Once a system has been stabilized, or in parallel with the stabilization activity, another team analyzes the problem. Analysis aims to 1. characterize with data what is actually happening, then 2. to identify the underlying structural condition causing the problem so it can be remediated.

Analysis first requires gathering data. This part is important because humans naturally think in stories, or narratives. People tend to latch on to the first story that explains their problem, but there are almost always several other stories that could also explain it. Proper analysis requires identifying the different narratives, turning them into hypotheses, and trying to falsify them through data, ideally until only one survives.
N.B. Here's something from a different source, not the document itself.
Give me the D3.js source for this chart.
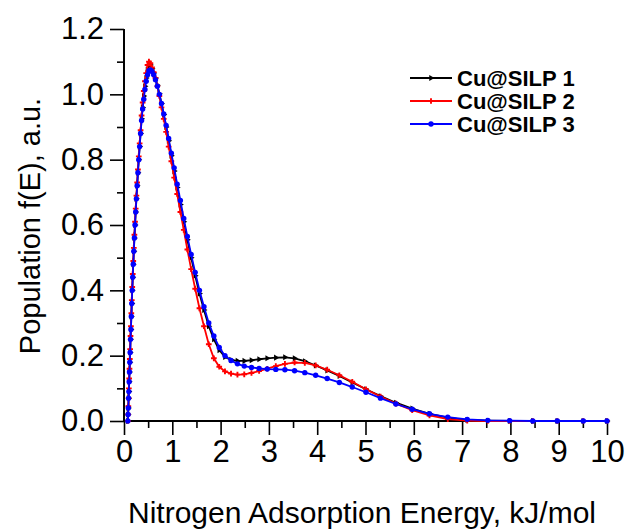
<!DOCTYPE html>
<html>
  <head>
    <meta charset="utf-8">
    <title>Adsorption energy distribution</title>
    <style>
      body{margin:0; background:#fff;}
      svg{font-family: "Liberation Sans", Arial, sans-serif;}
    </style>
    <script src="https://d3js.org/d3.v7.min.js"></script>
  </head>
  <body>
    <script>

        // energy grid, kJ/mol (shared by all three samples)
        var energy = [0.080,0.0848,0.0899,0.0953,0.1010,0.1071,0.1135,0.1203,0.1275,0.1352,
            0.1433,0.1519,0.1610,0.1706,0.1809,0.1917,0.2032,0.2154,0.2283,0.2420,
            0.2566,0.2720,0.2883,0.3056,0.3239,0.3434,0.3640,0.3858,0.4090,0.4335,
            0.4595,0.4871,0.5163,0.5473,0.5801,0.6149,0.6518,0.6909,0.7324,0.7763,
            0.8229,0.8722,0.9246,0.9800,1.0388,1.1012,1.1672,1.2373,1.3115,1.3902,
            1.4736,1.5620,1.6558,1.7551,1.8604,1.9720,2.0904,2.2158,2.3487,2.4897,
            2.6390,2.7974,2.9652,3.1431,3.3317,3.5316,3.7435,3.9681,4.2062,4.4586,
            4.7261,5.0096,5.3102,5.6288,5.9666,6.3246,6.7040,7.1063,7.5326,7.9846,
            8.4637,8.9715,9.5098,10.0];

        var silp1 = [0.00,0.02,0.04,0.07,0.09,0.12,0.15,0.18,0.21,0.25,0.28,0.32,0.36,0.40,0.44,0.48,0.52,0.56,0.60,0.64,
            0.68,0.72,0.76,0.80,0.84,0.88,0.925,0.96,0.995,1.025,1.05,1.075,1.09,1.09,1.078,
            1.065,1.05,1.028,1.002,0.972,0.938,0.90,0.858,0.812,0.765,0.715,0.663,0.61,0.555,0.50,
            0.445,0.39,0.34,0.29,0.25,0.217,0.196,0.187,0.184,0.184,
            0.186,0.189,0.192,0.194,0.195,0.192,0.183,0.17,0.155,0.138,0.118,0.097,0.076,0.056,0.038,
            0.022,0.01,0.003,0.001,0,0,0,0,0];

        var silp2 = [0.00,0.02,0.045,0.07,0.10,0.13,0.16,0.19,0.22,0.26,0.29,0.33,0.37,0.41,0.45,0.49,0.53,0.57,0.61,0.65,
            0.69,0.73,0.77,0.81,0.85,0.89,0.935,0.975,1.01,1.04,1.065,1.09,1.10,1.095,1.082,
            1.068,1.05,1.025,0.995,0.96,0.925,0.885,0.84,0.795,0.745,0.695,0.64,0.585,0.525,0.465,
            0.405,0.345,0.29,0.235,0.192,0.166,0.152,0.145,0.142,0.143,
            0.147,0.153,0.16,0.168,0.175,0.179,0.178,0.17,0.157,0.14,0.12,0.097,0.075,0.053,0.033,
            0.017,0.006,0.001,0,0,0,0,0,0];

        var silp3 = [0.00,0.02,0.04,0.07,0.09,0.12,0.15,0.18,0.21,0.25,0.28,0.32,0.36,0.40,0.44,0.48,0.52,0.56,0.60,0.64,
            0.68,0.72,0.76,0.80,0.84,0.88,0.92,0.955,0.985,1.015,1.04,1.06,1.072,1.075,1.07,
            1.06,1.045,1.025,1.0,0.972,0.94,0.905,0.865,0.82,0.775,0.725,0.675,0.62,0.565,0.51,
            0.455,0.40,0.35,0.30,0.26,0.225,0.20,0.185,0.175,0.168,
            0.164,0.161,0.159,0.158,0.157,0.154,0.148,0.14,0.13,0.118,0.104,0.088,0.07,0.052,0.036,
            0.022,0.012,0.005,0.002,0.001,0,0,0,0];

        var seriesNames = ["Cu@SILP 1", "Cu@SILP 2", "Cu@SILP 3"];
        var seriesValues = [silp1, silp2, silp3];
        var seriesColors = ["#000000", "#ff0000", "#0000ff"];

        var xMajor = [0,1,2,3,4,5,6,7,8,9,10];
        var xMinor = [0.5,1.5,2.5,3.5,4.5,5.5,6.5,7.5,8.5,9.5];
        var yMajor = [0,0.2,0.4,0.6,0.8,1.0,1.2];
        var yMinor = [0.1,0.3,0.5,0.7,0.9,1.1];

        var width = 628, height = 531;
        var plotL = 124, plotR = 607, plotT = 29, plotB = 421;

        var svg = d3.select("body").append("svg")
            .attr("width", width)
            .attr("height", height);

        var x = d3.scaleLinear().domain([0, 10]).range([plotL, plotR]);
        var y = d3.scaleLinear().domain([0, 1.2]).range([plotB, plotT]);

        // axes: major ticks with labels, minor ticks without
        var gx = svg.append("g").attr("transform", "translate(0," + plotB + ")");
        gx.call(d3.axisBottom(x).tickValues(xMajor).tickSize(14).tickPadding(5).tickFormat(d3.format("d")));
        gx.append("g").call(d3.axisBottom(x).tickValues(xMinor).tickSize(7).tickFormat(""));

        var gy = svg.append("g").attr("transform", "translate(" + plotL + ",0)");
        gy.call(d3.axisLeft(y).tickValues(yMajor).tickSize(14).tickPadding(6).tickFormat(d3.format(".1f")));
        gy.append("g").call(d3.axisLeft(y).tickValues(yMinor).tickSize(7).tickFormat(""));

        svg.selectAll(".domain").attr("stroke", "#000").attr("stroke-width", 1.8);
        svg.selectAll(".tick line").attr("stroke", "#000").attr("stroke-width", 1.6);
        svg.selectAll(".tick text").attr("fill", "#000").style("font-size", "31px");
        gx.selectAll(".domain").attr("d", "M" + plotL + ",0H" + plotR);
        gy.selectAll(".domain").attr("d", "M0," + plotB + "V" + plotT);

        var line = d3.line()
            .x(function (d, i) { return x(energy[i]); })
            .y(function (d) { return y(d); });

        // marker shapes: triangle, plus, circle
        var tri = d3.symbol().type(d3.symbolTriangle).size(16);
        var plus = d3.symbol().type(d3.symbolCross).size(18);

        function drawMarkers(g, k, values, cx, cy) {
            var col = seriesColors[k];
            if (k === 0) {
                g.selectAll("path.m").data(values).enter().append("path")
                    .attr("class", "m")
                    .attr("d", tri)
                    .attr("transform", function (d, i) {
                        return "translate(" + cx(d, i) + "," + cy(d, i) + ") rotate(90)";
                    })
                    .attr("fill", col);
            } else if (k === 1) {
                g.selectAll("path.m").data(values).enter().append("path")
                    .attr("class", "m")
                    .attr("d", plus)
                    .attr("transform", function (d, i) {
                        return "translate(" + cx(d, i) + "," + cy(d, i) + ")";
                    })
                    .attr("fill", col);
            } else {
                g.selectAll("circle.m").data(values).enter().append("circle")
                    .attr("class", "m")
                    .attr("cx", cx).attr("cy", cy)
                    .attr("r", 2.7)
                    .attr("fill", col);
            }
        }

        seriesValues.forEach(function (vals, k) {
            var g = svg.append("g");
            g.append("path")
                .datum(vals)
                .attr("d", line)
                .attr("fill", "none")
                .attr("stroke", seriesColors[k])
                .attr("stroke-width", 1.8);
            drawMarkers(g, k, vals,
                function (d, i) { return x(energy[i]); },
                function (d) { return y(d); });
        });

        // legend
        var legend = svg.append("g");
        seriesNames.forEach(function (name, k) {
            var ly = 78 + k * 23;
            legend.append("line")
                .attr("x1", 410).attr("x2", 452)
                .attr("y1", ly).attr("y2", ly)
                .attr("stroke", seriesColors[k]).attr("stroke-width", 1.8);
            var mg = legend.append("g");
            drawMarkers(mg, k, [0],
                function () { return 431; },
                function () { return ly; });
            legend.append("text")
                .attr("x", 457).attr("y", ly)
                .attr("dy", "0.35em")
                .style("font-size", "22px")
                .style("font-weight", "bold")
                .text(name);
        });

        // axis titles
        svg.append("text")
            .attr("x", 362).attr("y", 523)
            .attr("text-anchor", "middle")
            .style("font-size", "30px")
            .text("Nitrogen Adsorption Energy, kJ/mol");

        svg.append("text")
            .attr("transform", "translate(40,226) rotate(-90)")
            .attr("text-anchor", "middle")
            .style("font-size", "29px")
            .text("Population f(E), a.u.");

    </script>
  </body>
</html>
At this point the team has high confidence about the underlying cause of the problem and can make a plan to remediate it.

A team that seizes upon the first story that provides an explanation without seeking alternative explanations and trying to falsify them all through data gathering and proper analysis has fallen prey to the “narrative fallacy”. This can lead to the team confidently pursing a resolution that doesn’t significantly improve the problem, wasting time and resources and eroding trust in their ability to solve problems.
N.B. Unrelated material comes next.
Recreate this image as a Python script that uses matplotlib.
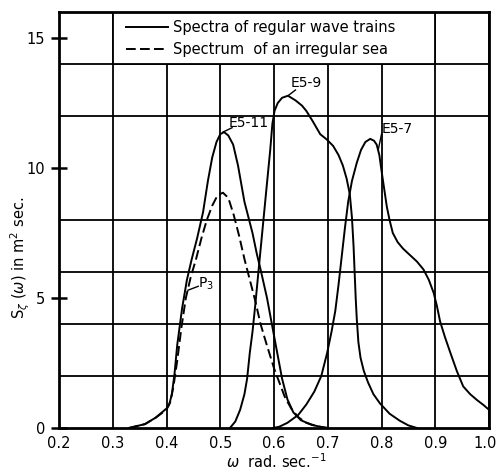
import matplotlib
matplotlib.use("Agg")
import matplotlib.pyplot as plt
import matplotlib.transforms as mtrans
from matplotlib.patches import Rectangle

# E5-11, regular wave train
e511_w = [0.33, 0.36, 0.38, 0.40, 0.405, 0.41, 0.415, 0.42, 0.429, 0.438, 0.447, 0.457,
          0.468, 0.477, 0.485, 0.493, 0.50, 0.507, 0.515, 0.524, 0.533, 0.545, 0.56,
          0.568, 0.575, 0.587, 0.596, 0.605, 0.615, 0.625, 0.636, 0.65, 0.67, 0.69, 0.70]
e511_s = [0.0, 0.15, 0.4, 0.75, 0.9, 1.3, 2.1, 3.2, 4.6, 5.7, 6.5, 7.3,
          8.3, 9.5, 10.4, 11.0, 11.3, 11.38, 11.25, 10.9, 10.1, 8.7, 7.5,
          6.7, 6.1, 5.0, 4.0, 3.0, 1.9, 1.1, 0.6, 0.3, 0.12, 0.03, 0.0]

# E5-9
e59_w = [0.518, 0.528, 0.537, 0.545, 0.55, 0.555, 0.56, 0.565, 0.571, 0.578, 0.585,
         0.593, 0.597, 0.601, 0.607, 0.615, 0.626, 0.64, 0.652, 0.66, 0.672, 0.686,
         0.698, 0.71, 0.72, 0.728, 0.735, 0.741, 0.745, 0.748, 0.75, 0.752, 0.754,
         0.757, 0.761, 0.767, 0.775, 0.785, 0.797, 0.815, 0.834, 0.85, 0.866]
e59_s = [0.0, 0.25, 0.7, 1.3, 1.9, 2.9, 3.7, 4.7, 6.0, 7.5, 9.0,
         10.7, 11.7, 12.2, 12.5, 12.7, 12.78, 12.6, 12.4, 12.2, 11.8, 11.3,
         11.1, 10.85, 10.5, 10.1, 9.6, 9.0, 8.1, 7.0, 6.0, 5.0, 4.2,
         3.3, 2.7, 2.2, 1.75, 1.3, 0.95, 0.55, 0.28, 0.1, 0.0]

# E5-7
e57_w = [0.598, 0.61, 0.625, 0.645, 0.66, 0.675, 0.688, 0.699, 0.707, 0.714, 0.72,
         0.726, 0.732, 0.738, 0.745, 0.754, 0.762, 0.77, 0.779, 0.786, 0.791, 0.796,
         0.80, 0.805, 0.81, 0.815, 0.821, 0.83, 0.84, 0.853, 0.866, 0.878, 0.888,
         0.897, 0.903, 0.909, 0.918, 0.928, 0.94, 0.952, 0.965, 0.978, 0.99, 1.0]
e57_s = [0.0, 0.05, 0.2, 0.5, 0.9, 1.4, 2.0, 2.9, 3.7, 4.5, 5.5,
         6.6, 7.7, 8.7, 9.5, 10.2, 10.7, 11.0, 11.12, 11.05, 10.9, 10.5,
         9.9, 9.2, 8.5, 8.0, 7.5, 7.15, 6.9, 6.65, 6.4, 6.1, 5.7,
         5.2, 4.7, 4.1, 3.5, 2.9, 2.2, 1.6, 1.3, 1.07, 0.88, 0.7]

# P3, irregular sea
p3_w = [0.33, 0.36, 0.38, 0.40, 0.407, 0.413, 0.42, 0.428, 0.436, 0.445, 0.455, 0.465,
        0.475, 0.485, 0.495, 0.505, 0.515, 0.525, 0.535, 0.545, 0.555, 0.565, 0.575,
        0.585, 0.60, 0.61, 0.62, 0.632, 0.645, 0.66, 0.68, 0.70]
p3_s = [0.0, 0.15, 0.4, 0.7, 1.0, 1.6, 2.6, 3.9, 5.0, 5.8, 6.5, 7.3,
        8.0, 8.55, 8.95, 9.05, 8.85, 8.2, 7.4, 6.5, 5.7, 4.9, 4.0,
        3.3, 2.3, 1.75, 1.2, 0.75, 0.42, 0.2, 0.07, 0.0]

x_ticks = [0.2, 0.3, 0.4, 0.5, 0.6, 0.7, 0.8, 0.9, 1.0]
x_labels = ["0.2", "0.3", "0.4", "0.5", "0.6", "0.7", "0.8", "0.9", "1.0"]
y_ticks = [0, 5, 10, 15]
y_grid = [2, 4, 6, 8, 10, 12, 14]

fig = plt.figure(figsize=(4.97, 4.75), dpi=100)
ax = fig.add_axes([59/497, 1-428/475, 430/497, 416/475])

ax.set_xlim(0.2, 1.0)
ax.set_ylim(0, 16)
ax.set_xticks(x_ticks)
ax.set_xticklabels(x_labels)
ax.set_yticks(y_ticks)
ax.set_yticks(y_grid, minor=True)
ax.set_axisbelow(True)
ax.grid(axis="x", which="major", color="black", lw=1.3)
ax.grid(axis="y", which="minor", color="black", lw=1.3)
ax.tick_params(axis="x", length=0, pad=6, labelsize=10.5)
ax.tick_params(axis="y", which="major", direction="inout", length=12, width=1.8,
               pad=4, labelsize=10.5)
ax.tick_params(axis="y", which="minor", length=0)
for s in ax.spines.values():
    s.set_linewidth(2)

# keep the last tick label inside the figure
last = ax.get_xticklabels()[-1]
last.set_transform(last.get_transform() +
                   mtrans.ScaledTranslation(-4/100, 0, fig.dpi_scale_trans))

lw = 1.4
ax.plot(e511_w, e511_s, color="black", lw=lw, label="Spectra of regular wave trains")
ax.plot(e59_w, e59_s, color="black", lw=lw)
ax.plot(e57_w, e57_s, color="black", lw=lw)
ax.plot(p3_w, p3_s, color="black", lw=lw, ls=(0, (5, 2.2)),
        label="Spectrum  of an irregular sea")

# legend box over the top row of the grid
ax.add_patch(Rectangle((0.3, 14), 0.6, 2, facecolor="white", edgecolor="black",
                       lw=1.3, zorder=1.5))
ax.legend(loc="center left", bbox_to_anchor=(0.324, 14.97),
          bbox_transform=ax.transData, frameon=False, borderpad=0,
          borderaxespad=0, handlelength=2.9, handletextpad=0.35,
          labelspacing=0.45, fontsize=10.5)

# curve labels
lab = dict(fontsize=10, ha="left", va="center")
ax.text(0.515, 11.72, "E5-11", **lab)
ax.plot([0.505, 0.522], [11.38, 11.55], color="black", lw=1)
ax.text(0.63, 13.25, "E5-9", **lab)
ax.plot([0.626, 0.64], [12.78, 13.0], color="black", lw=1)
ax.text(0.8, 11.5, "E5-7", **lab)
ax.plot([0.794, 0.8], [10.7, 11.3], color="black", lw=1)
ax.text(0.459, 5.55, "P$_3$", **lab)
ax.plot([0.44, 0.459], [5.3, 5.45], color="black", lw=1)

ax.text(-0.09, 0.41, r"S$_\zeta$ ($\omega$) in m$^2$ sec.", transform=ax.transAxes,
        rotation=90, ha="center", va="center", fontsize=10.5)
fig.text(276/497, 1-462/475, r"$\omega$  rad. sec.$^{-1}$", ha="center",
         va="center", fontsize=10.5)

fig.savefig("out.png", dpi=100)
Humans naturally form and follow narratives, but this represents improper engineering. Much of training engineers in problem resolution consists in training teams out of their instinct to follow the narrative fallacy, and instead replacing this instinct with systematic methods of data-based analysis. A team’s inability to produce any significant data points, instead relying on the narrative as if it were the explanation vs. a hypothesis to be disproved, displays a key tell for faulty analysis.

There are times when a team must rely on the opinion of specialists, although it remains always best to falsify these also through data if at all possible. In this case where the available data cannot confirm or disconfirm the specialists’s opinion, the team should gather multiple different expert opinions, ideally expressed in writing because writing clarifies thinking. Those multiple opinions should ideally converge to a consensus with some dissenting outliers. The team should then build a remediation strategy around the consensus, and if this does not work, should return to examine the outliers.

If specialists cannot achieve consensus, the team should choose the opinion whose resulting remediation involves the least possible harm, try that, and continue proceeding through opinions and associated remediations in order of increasing effort/cost/harm. However, this approach is painful. Continuing to seeking specialist analysis and trying to falsify it through data gathering until consensus emerges usually proves a better path.